**EXERCISE AIM**
What is the number of lines in the entries below that include the word "Give"? Provide the number only.

>> start PROVIDED RECORDS

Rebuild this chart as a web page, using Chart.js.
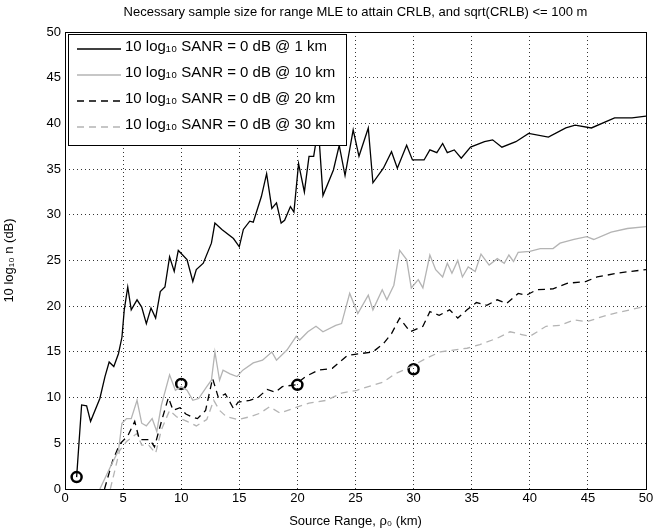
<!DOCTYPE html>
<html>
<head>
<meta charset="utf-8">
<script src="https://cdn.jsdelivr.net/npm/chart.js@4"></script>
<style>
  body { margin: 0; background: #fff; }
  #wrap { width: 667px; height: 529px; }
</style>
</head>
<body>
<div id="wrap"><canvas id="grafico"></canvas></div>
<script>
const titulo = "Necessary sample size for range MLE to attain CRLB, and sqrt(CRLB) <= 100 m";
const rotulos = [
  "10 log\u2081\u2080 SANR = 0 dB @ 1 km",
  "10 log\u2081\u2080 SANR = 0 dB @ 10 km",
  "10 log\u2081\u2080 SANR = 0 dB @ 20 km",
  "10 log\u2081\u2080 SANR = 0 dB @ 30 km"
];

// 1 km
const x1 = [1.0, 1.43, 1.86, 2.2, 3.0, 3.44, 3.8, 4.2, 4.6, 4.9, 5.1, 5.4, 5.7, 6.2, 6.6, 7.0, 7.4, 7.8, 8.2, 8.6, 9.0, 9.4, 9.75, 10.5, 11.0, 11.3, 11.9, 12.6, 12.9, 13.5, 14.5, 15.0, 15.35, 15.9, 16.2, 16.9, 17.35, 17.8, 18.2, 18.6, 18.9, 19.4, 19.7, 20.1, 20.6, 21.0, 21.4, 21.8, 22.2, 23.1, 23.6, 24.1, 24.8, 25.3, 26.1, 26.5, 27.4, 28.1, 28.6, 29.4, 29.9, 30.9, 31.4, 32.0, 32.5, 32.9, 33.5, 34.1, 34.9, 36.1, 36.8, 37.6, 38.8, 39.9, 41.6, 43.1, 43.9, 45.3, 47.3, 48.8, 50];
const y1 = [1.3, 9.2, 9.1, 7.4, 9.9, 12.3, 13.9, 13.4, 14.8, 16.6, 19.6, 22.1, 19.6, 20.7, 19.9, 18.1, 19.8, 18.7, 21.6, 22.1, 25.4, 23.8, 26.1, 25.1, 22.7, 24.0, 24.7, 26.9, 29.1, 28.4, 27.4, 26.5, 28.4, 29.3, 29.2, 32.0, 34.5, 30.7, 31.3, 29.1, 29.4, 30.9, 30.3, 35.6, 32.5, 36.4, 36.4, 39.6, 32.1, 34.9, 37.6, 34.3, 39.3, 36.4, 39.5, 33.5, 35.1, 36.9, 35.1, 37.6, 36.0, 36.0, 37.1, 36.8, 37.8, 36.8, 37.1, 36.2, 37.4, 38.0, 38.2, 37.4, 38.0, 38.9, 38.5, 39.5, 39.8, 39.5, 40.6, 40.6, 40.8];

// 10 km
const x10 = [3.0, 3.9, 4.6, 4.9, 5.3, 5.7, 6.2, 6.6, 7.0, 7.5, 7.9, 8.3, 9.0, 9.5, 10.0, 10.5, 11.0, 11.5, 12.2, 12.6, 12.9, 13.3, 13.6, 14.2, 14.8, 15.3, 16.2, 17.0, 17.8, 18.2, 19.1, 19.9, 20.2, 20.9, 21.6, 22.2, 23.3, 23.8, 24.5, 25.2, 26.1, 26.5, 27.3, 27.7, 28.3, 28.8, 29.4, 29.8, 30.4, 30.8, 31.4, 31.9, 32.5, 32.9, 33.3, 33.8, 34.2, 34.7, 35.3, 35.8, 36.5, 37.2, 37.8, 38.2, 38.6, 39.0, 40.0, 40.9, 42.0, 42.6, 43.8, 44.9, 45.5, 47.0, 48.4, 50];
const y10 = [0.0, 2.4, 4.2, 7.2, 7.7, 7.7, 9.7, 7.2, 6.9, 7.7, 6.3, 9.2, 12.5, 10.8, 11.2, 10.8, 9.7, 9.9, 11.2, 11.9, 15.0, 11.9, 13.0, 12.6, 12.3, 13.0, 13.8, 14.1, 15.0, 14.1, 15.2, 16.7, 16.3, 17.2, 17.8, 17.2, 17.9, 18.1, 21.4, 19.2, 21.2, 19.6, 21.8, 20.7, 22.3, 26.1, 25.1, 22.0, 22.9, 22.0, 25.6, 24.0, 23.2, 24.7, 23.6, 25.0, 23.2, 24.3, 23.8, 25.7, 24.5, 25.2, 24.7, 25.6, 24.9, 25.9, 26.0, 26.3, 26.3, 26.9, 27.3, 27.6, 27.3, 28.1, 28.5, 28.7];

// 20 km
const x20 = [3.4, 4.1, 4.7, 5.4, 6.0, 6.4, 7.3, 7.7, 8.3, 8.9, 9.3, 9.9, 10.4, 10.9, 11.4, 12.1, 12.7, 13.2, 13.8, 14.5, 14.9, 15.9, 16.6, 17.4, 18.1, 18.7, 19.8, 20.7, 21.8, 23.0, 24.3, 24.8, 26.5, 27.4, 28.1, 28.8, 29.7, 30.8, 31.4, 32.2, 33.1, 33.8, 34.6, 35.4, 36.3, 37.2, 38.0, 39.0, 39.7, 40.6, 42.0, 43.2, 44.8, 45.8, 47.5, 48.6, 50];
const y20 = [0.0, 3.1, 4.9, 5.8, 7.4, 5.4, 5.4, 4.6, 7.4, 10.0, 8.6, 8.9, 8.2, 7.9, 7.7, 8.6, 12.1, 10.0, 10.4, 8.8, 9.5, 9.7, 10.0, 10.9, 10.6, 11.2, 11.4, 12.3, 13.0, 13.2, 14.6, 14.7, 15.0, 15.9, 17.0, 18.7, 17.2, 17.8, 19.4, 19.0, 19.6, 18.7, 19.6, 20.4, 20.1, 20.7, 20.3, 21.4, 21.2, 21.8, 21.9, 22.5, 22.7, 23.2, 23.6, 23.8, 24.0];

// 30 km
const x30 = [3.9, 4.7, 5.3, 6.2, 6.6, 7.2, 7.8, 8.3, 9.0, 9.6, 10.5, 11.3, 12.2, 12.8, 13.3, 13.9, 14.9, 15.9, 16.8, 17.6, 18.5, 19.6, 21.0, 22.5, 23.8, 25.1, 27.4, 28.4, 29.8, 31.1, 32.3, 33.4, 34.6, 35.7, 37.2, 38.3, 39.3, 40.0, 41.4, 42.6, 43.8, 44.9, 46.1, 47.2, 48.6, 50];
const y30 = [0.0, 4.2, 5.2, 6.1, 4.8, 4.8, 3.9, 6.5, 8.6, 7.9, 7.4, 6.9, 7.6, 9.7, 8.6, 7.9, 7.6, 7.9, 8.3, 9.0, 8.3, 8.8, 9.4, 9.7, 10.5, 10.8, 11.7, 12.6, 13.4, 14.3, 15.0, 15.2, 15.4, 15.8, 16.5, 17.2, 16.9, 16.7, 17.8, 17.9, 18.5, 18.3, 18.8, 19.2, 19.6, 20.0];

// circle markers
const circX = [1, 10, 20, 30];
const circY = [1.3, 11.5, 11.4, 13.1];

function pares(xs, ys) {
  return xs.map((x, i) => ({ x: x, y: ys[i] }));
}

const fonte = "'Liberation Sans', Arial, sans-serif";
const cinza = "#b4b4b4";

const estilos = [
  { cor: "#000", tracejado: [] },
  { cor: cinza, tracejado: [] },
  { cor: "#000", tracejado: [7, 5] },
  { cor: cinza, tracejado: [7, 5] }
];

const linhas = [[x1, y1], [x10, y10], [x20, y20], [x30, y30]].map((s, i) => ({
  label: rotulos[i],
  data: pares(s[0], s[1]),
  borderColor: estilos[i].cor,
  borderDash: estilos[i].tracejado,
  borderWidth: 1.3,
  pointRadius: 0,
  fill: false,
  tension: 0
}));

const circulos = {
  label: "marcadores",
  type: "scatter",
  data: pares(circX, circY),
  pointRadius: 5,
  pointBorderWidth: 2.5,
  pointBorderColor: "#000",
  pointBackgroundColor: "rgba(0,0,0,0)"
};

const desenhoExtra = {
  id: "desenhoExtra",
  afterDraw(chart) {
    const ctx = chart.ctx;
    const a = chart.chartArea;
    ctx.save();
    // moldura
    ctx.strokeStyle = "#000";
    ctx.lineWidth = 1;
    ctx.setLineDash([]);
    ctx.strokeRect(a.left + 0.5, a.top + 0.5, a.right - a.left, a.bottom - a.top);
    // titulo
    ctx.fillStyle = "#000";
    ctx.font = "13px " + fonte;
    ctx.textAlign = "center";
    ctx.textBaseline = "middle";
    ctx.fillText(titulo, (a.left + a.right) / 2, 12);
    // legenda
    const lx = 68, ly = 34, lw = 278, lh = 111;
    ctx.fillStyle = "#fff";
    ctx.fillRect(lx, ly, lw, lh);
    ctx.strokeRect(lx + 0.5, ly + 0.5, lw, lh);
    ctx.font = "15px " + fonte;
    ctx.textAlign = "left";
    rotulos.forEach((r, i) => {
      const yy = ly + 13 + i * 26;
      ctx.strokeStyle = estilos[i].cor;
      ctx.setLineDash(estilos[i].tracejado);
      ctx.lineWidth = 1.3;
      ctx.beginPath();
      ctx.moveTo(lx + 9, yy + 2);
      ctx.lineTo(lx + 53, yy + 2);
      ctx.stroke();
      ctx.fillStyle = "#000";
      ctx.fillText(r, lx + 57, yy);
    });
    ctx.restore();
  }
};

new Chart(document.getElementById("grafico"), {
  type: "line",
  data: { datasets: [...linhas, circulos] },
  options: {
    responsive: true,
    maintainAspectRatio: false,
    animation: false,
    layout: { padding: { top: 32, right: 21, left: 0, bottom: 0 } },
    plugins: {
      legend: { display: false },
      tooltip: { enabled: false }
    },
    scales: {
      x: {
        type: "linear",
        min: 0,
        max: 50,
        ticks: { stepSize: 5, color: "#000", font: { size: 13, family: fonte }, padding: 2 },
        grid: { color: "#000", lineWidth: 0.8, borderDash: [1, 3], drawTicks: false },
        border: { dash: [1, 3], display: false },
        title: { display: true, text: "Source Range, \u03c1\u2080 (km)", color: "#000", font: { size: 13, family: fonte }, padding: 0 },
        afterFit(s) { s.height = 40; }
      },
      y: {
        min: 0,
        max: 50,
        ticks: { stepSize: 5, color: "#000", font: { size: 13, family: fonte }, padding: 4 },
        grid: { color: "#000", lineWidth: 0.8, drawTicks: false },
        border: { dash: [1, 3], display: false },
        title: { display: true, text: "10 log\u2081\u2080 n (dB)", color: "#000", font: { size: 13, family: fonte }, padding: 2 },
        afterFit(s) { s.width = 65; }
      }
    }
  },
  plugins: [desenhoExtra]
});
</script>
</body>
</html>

>> end PROVIDED RECORDS
>> start PROVIDED RECORDS

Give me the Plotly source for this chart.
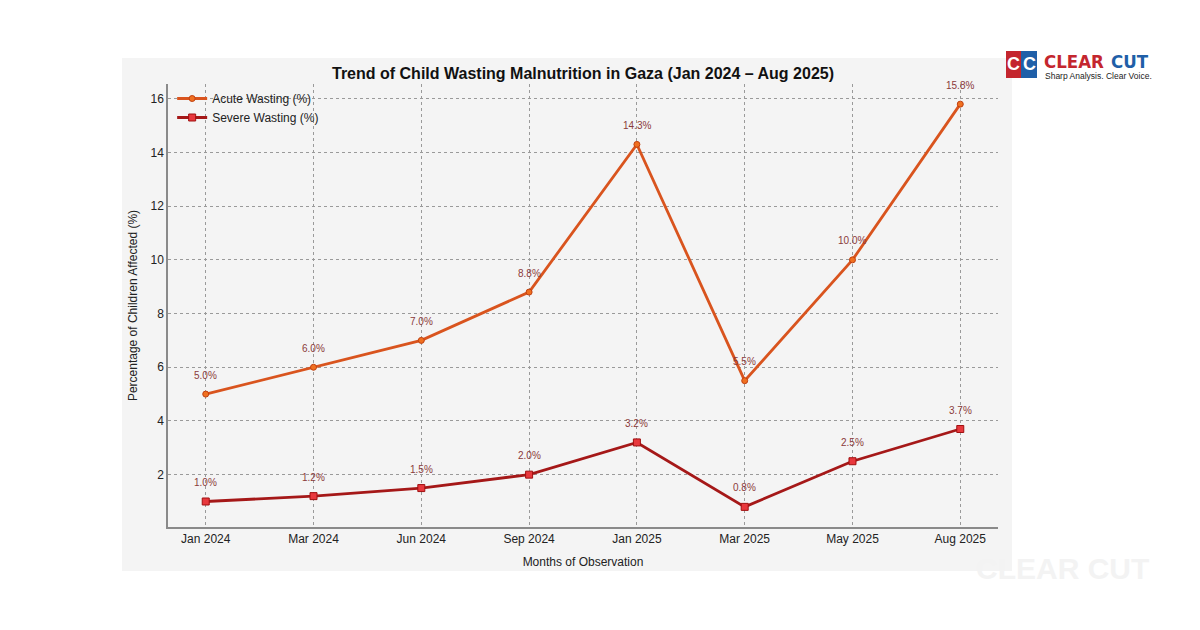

>> end PROVIDED RECORDS
>> start PROVIDED RECORDS

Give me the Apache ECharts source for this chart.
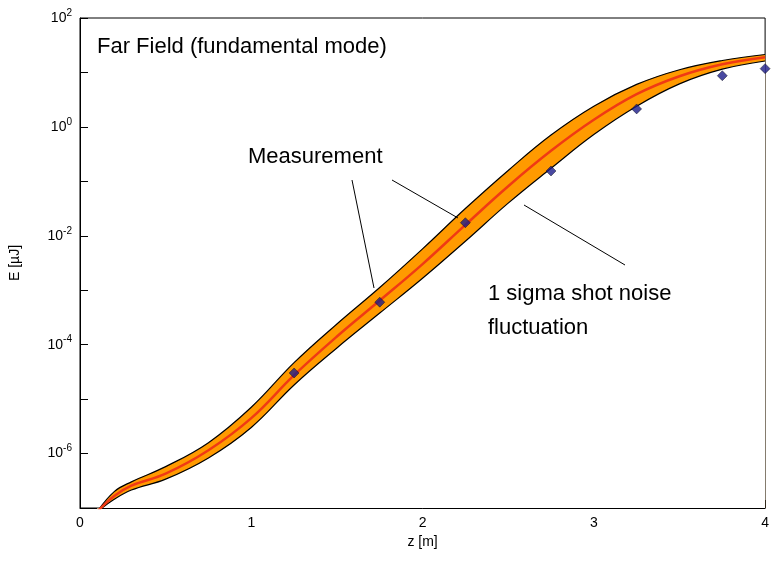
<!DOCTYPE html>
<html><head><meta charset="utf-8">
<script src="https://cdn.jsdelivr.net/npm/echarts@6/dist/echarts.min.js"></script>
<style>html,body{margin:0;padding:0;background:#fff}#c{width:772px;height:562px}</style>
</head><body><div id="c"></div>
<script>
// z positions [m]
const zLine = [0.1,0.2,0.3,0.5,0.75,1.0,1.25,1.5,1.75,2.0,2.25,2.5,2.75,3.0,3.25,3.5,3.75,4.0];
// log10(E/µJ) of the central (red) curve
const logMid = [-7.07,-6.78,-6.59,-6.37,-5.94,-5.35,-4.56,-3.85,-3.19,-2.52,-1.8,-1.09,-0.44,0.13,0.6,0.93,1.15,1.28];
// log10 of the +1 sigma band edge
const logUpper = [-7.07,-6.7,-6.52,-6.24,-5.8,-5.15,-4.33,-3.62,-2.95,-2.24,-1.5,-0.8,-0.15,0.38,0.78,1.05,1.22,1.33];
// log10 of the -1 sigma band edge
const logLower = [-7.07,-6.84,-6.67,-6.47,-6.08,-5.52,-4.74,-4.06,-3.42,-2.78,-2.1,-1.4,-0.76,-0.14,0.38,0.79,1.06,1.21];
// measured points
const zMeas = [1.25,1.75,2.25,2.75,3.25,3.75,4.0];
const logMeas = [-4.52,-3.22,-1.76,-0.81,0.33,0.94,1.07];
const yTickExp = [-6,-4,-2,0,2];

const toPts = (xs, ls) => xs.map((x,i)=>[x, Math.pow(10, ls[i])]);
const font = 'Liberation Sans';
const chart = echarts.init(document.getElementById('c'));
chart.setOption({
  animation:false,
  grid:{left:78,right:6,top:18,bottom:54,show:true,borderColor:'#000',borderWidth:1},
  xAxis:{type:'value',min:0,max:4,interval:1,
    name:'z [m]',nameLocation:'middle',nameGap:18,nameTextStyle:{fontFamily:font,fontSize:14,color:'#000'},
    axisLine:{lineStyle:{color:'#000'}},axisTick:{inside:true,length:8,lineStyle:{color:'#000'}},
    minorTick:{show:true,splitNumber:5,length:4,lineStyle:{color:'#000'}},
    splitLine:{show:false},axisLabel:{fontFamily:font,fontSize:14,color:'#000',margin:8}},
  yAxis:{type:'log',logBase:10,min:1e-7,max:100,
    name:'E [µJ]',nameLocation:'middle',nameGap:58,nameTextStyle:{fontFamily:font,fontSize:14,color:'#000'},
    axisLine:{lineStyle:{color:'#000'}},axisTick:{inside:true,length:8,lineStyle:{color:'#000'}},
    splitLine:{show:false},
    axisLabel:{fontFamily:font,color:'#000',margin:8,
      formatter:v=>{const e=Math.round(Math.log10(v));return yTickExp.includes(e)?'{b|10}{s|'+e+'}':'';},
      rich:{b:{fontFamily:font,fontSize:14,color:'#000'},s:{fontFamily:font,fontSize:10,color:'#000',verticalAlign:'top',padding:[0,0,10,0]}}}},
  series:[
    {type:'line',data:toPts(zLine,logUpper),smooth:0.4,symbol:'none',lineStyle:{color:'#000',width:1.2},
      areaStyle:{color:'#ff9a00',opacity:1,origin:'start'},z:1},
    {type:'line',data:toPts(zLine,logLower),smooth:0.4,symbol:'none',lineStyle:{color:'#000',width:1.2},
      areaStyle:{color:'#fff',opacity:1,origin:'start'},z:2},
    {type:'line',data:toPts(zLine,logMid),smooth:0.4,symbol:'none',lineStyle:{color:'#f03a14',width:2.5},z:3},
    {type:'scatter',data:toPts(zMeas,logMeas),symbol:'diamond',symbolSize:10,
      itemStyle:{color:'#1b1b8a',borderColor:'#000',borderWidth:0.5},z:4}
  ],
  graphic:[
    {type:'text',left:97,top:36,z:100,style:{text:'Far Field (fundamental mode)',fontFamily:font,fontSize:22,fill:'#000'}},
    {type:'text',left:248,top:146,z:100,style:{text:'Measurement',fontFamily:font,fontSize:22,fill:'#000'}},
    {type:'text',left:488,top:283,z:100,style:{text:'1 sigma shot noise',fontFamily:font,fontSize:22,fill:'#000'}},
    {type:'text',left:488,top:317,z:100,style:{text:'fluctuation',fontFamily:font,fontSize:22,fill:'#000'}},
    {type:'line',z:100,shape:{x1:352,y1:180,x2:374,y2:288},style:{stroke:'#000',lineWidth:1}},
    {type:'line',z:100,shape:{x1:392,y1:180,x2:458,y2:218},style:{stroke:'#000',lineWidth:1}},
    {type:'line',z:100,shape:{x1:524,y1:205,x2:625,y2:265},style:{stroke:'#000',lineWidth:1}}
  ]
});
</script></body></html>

>> end PROVIDED RECORDS

**CORRECT RESULT**
2